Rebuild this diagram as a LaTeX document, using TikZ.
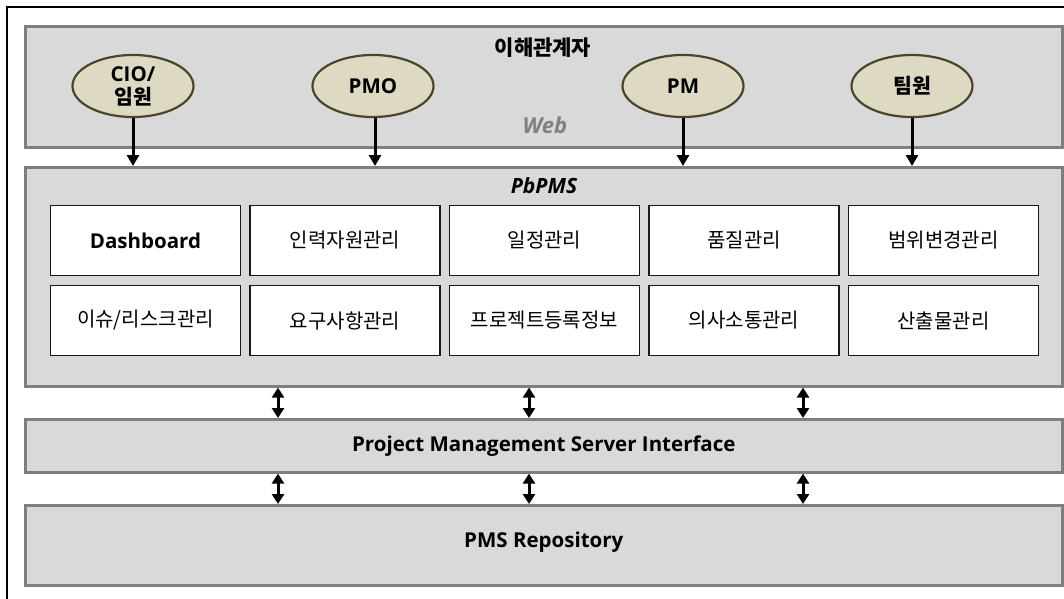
\documentclass[tikz,border=0pt]{standalone}
\usepackage{fontspec}
\setmainfont{Noto Sans CJK KR}[AutoFakeSlant=0.2]
\newfontfamily\latinfont{Open Sans}
\usetikzlibrary{arrows.meta,shapes.geometric,shadows}
\definecolor{panelfill}{HTML}{D9D9D9}
\definecolor{panelline}{HTML}{7F7F7F}
\definecolor{panelshade}{HTML}{A6A6A6}
\definecolor{actorfill}{HTML}{DDD9C3}
\definecolor{actorline}{HTML}{4A452A}
\definecolor{webgray}{HTML}{808080}

\begin{document}
\begin{tikzpicture}[x=1pt,y=-1pt,
  panel/.style={draw=panelline, line width=2.6pt, fill=panelfill, inner sep=0pt,
    anchor=north west, minimum width=1037pt,
    drop shadow={shadow xshift=1.6pt, shadow yshift=-1.6pt, fill=panelshade, opacity=1}},
  actor/.style={ellipse, draw=actorline, line width=2.2pt, fill=actorfill,
    minimum width=121pt, minimum height=62pt, inner sep=0pt,
    font=\bfseries\fontsize{20.5}{23}\selectfont, align=center},
  module/.style={draw=black!90, line width=1.6pt, fill=white,
    minimum width=190pt, minimum height=70pt, inner sep=0pt,
    font=\fontsize{20}{24}\selectfont},
  title/.style={font=\bfseries\fontsize{21}{24}\selectfont, inner sep=0pt},
  lbold/.style={font=\latinfont\bfseries\fontsize{20.5}{23}\selectfont},
  downarrow/.style={line width=3pt, -{Triangle[width=12pt,length=11pt]}},
  biarrow/.style={line width=3pt, {Triangle[width=12pt,length=10pt]}-{Triangle[width=12pt,length=10pt]}}
]
\useasboundingbox (0,0) rectangle (1064,598);
\clip (0,0) rectangle (1064,598);

% outer frame, open towards the right and bottom edges
\draw[line width=2pt] (7,7) rectangle (1120,660);

% layer panels
\node[panel, minimum height=121pt] (stake) at (24,25) {};
\node[panel, minimum height=219pt] (pbpms) at (24,166) {};
\node[panel, minimum height=53pt]  (iface) at (24,418) {};
\node[panel, minimum height=80pt]  (repo)  at (24,504) {};

% panel captions
\node[title] (staketitle) at (543,48) {이해관계자};
\node[title, lbold, font=\latinfont\bfseries\itshape\fontsize{22}{24}\selectfont, text=webgray] (webtitle) at (545,125) {Web};
\node[title, lbold, font=\latinfont\bfseries\itshape\fontsize{21}{24}\selectfont] (pbpmstitle) at (544,186) {PbPMS};
\node[title, lbold] (ifacetitle) at (iface.center) {Project Management Server Interface};
\node[title, lbold] (repotitle) at ([yshift=3pt]repo.center) {PMS Repository};

% stakeholders
\node[actor] (cio) at (133,86) {{\latinfont CIO/}\\임원};
\node[actor, lbold] (pmo) at (373,86) {PMO};
\node[actor, lbold] (pm)  at (683,86) {PM};
\node[actor] (team) at (912,86) {팀원};

% PbPMS modules
\node[module, lbold] (dash) at (145.5,240.5) {Dashboard};
\node[module] (hr)    at (345,240.5)   {인력자원관리};
\node[module] (sched) at (544.5,240.5) {일정관리};
\node[module] (qual)  at (744,240.5)   {품질관리};
\node[module] (scope) at (943.5,240.5) {범위변경관리};
\node[module] (risk)  at (145.5,320.5) {이슈/리스크관리};
\node[module] (req)   at (345,320.5)   {요구사항관리};
\node[module] (proj)  at (544.5,320.5) {프로젝트등록정보};
\node[module] (comm)  at (744,320.5)   {의사소통관리};
\node[module] (deliv) at (943.5,320.5) {산출물관리};

% stakeholder access into PbPMS
\draw[downarrow] (cio.south)  -- (cio.south |- pbpms.north);
\draw[downarrow] ([xshift=2pt]pmo.south) -- ([xshift=2pt]pmo.south |- pbpms.north);
\draw[downarrow] (pm.south)   -- (pm.south |- pbpms.north);
\draw[downarrow] (team.south) -- (team.south |- pbpms.north);

% links between the lower layers
\coordinate (lnkA) at (278,0);
\coordinate (lnkB) at (529,0);
\coordinate (lnkC) at (803,0);
\foreach \c in {lnkA,lnkB,lnkC}{
  \draw[biarrow] (pbpms.south -| \c) -- (iface.north -| \c);
  \draw[biarrow] (iface.south -| \c) -- (repo.north -| \c);
}
\end{tikzpicture}
\end{document}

****

- **Objective**: Take the listing and print it again exactly, but without any pictures.

- **Full solution**:
Rebuild this diagram as a LaTeX document, using TikZ.
\documentclass[tikz,border=0pt]{standalone}
\usepackage{fontspec}
\setmainfont{Noto Sans CJK KR}[AutoFakeSlant=0.2]
\newfontfamily\latinfont{Open Sans}
\usetikzlibrary{arrows.meta,shapes.geometric,shadows}
\definecolor{panelfill}{HTML}{D9D9D9}
\definecolor{panelline}{HTML}{7F7F7F}
\definecolor{panelshade}{HTML}{A6A6A6}
\definecolor{actorfill}{HTML}{DDD9C3}
\definecolor{actorline}{HTML}{4A452A}
\definecolor{webgray}{HTML}{808080}

\begin{document}
\begin{tikzpicture}[x=1pt,y=-1pt,
  panel/.style={draw=panelline, line width=2.6pt, fill=panelfill, inner sep=0pt,
    anchor=north west, minimum width=1037pt,
    drop shadow={shadow xshift=1.6pt, shadow yshift=-1.6pt, fill=panelshade, opacity=1}},
  actor/.style={ellipse, draw=actorline, line width=2.2pt, fill=actorfill,
    minimum width=121pt, minimum height=62pt, inner sep=0pt,
    font=\bfseries\fontsize{20.5}{23}\selectfont, align=center},
  module/.style={draw=black!90, line width=1.6pt, fill=white,
    minimum width=190pt, minimum height=70pt, inner sep=0pt,
    font=\fontsize{20}{24}\selectfont},
  title/.style={font=\bfseries\fontsize{21}{24}\selectfont, inner sep=0pt},
  lbold/.style={font=\latinfont\bfseries\fontsize{20.5}{23}\selectfont},
  downarrow/.style={line width=3pt, -{Triangle[width=12pt,length=11pt]}},
  biarrow/.style={line width=3pt, {Triangle[width=12pt,length=10pt]}-{Triangle[width=12pt,length=10pt]}}
]
\useasboundingbox (0,0) rectangle (1064,598);
\clip (0,0) rectangle (1064,598);

% outer frame, open towards the right and bottom edges
\draw[line width=2pt] (7,7) rectangle (1120,660);

% layer panels
\node[panel, minimum height=121pt] (stake) at (24,25) {};
\node[panel, minimum height=219pt] (pbpms) at (24,166) {};
\node[panel, minimum height=53pt]  (iface) at (24,418) {};
\node[panel, minimum height=80pt]  (repo)  at (24,504) {};

% panel captions
\node[title] (staketitle) at (543,48) {이해관계자};
\node[title, lbold, font=\latinfont\bfseries\itshape\fontsize{22}{24}\selectfont, text=webgray] (webtitle) at (545,125) {Web};
\node[title, lbold, font=\latinfont\bfseries\itshape\fontsize{21}{24}\selectfont] (pbpmstitle) at (544,186) {PbPMS};
\node[title, lbold] (ifacetitle) at (iface.center) {Project Management Server Interface};
\node[title, lbold] (repotitle) at ([yshift=3pt]repo.center) {PMS Repository};

% stakeholders
\node[actor] (cio) at (133,86) {{\latinfont CIO/}\\임원};
\node[actor, lbold] (pmo) at (373,86) {PMO};
\node[actor, lbold] (pm)  at (683,86) {PM};
\node[actor] (team) at (912,86) {팀원};

% PbPMS modules
\node[module, lbold] (dash) at (145.5,240.5) {Dashboard};
\node[module] (hr)    at (345,240.5)   {인력자원관리};
\node[module] (sched) at (544.5,240.5) {일정관리};
\node[module] (qual)  at (744,240.5)   {품질관리};
\node[module] (scope) at (943.5,240.5) {범위변경관리};
\node[module] (risk)  at (145.5,320.5) {이슈/리스크관리};
\node[module] (req)   at (345,320.5)   {요구사항관리};
\node[module] (proj)  at (544.5,320.5) {프로젝트등록정보};
\node[module] (comm)  at (744,320.5)   {의사소통관리};
\node[module] (deliv) at (943.5,320.5) {산출물관리};

% stakeholder access into PbPMS
\draw[downarrow] (cio.south)  -- (cio.south |- pbpms.north);
\draw[downarrow] ([xshift=2pt]pmo.south) -- ([xshift=2pt]pmo.south |- pbpms.north);
\draw[downarrow] (pm.south)   -- (pm.south |- pbpms.north);
\draw[downarrow] (team.south) -- (team.south |- pbpms.north);

% links between the lower layers
\coordinate (lnkA) at (278,0);
\coordinate (lnkB) at (529,0);
\coordinate (lnkC) at (803,0);
\foreach \c in {lnkA,lnkB,lnkC}{
  \draw[biarrow] (pbpms.south -| \c) -- (iface.north -| \c);
  \draw[biarrow] (iface.south -| \c) -- (repo.north -| \c);
}
\end{tikzpicture}
\end{document}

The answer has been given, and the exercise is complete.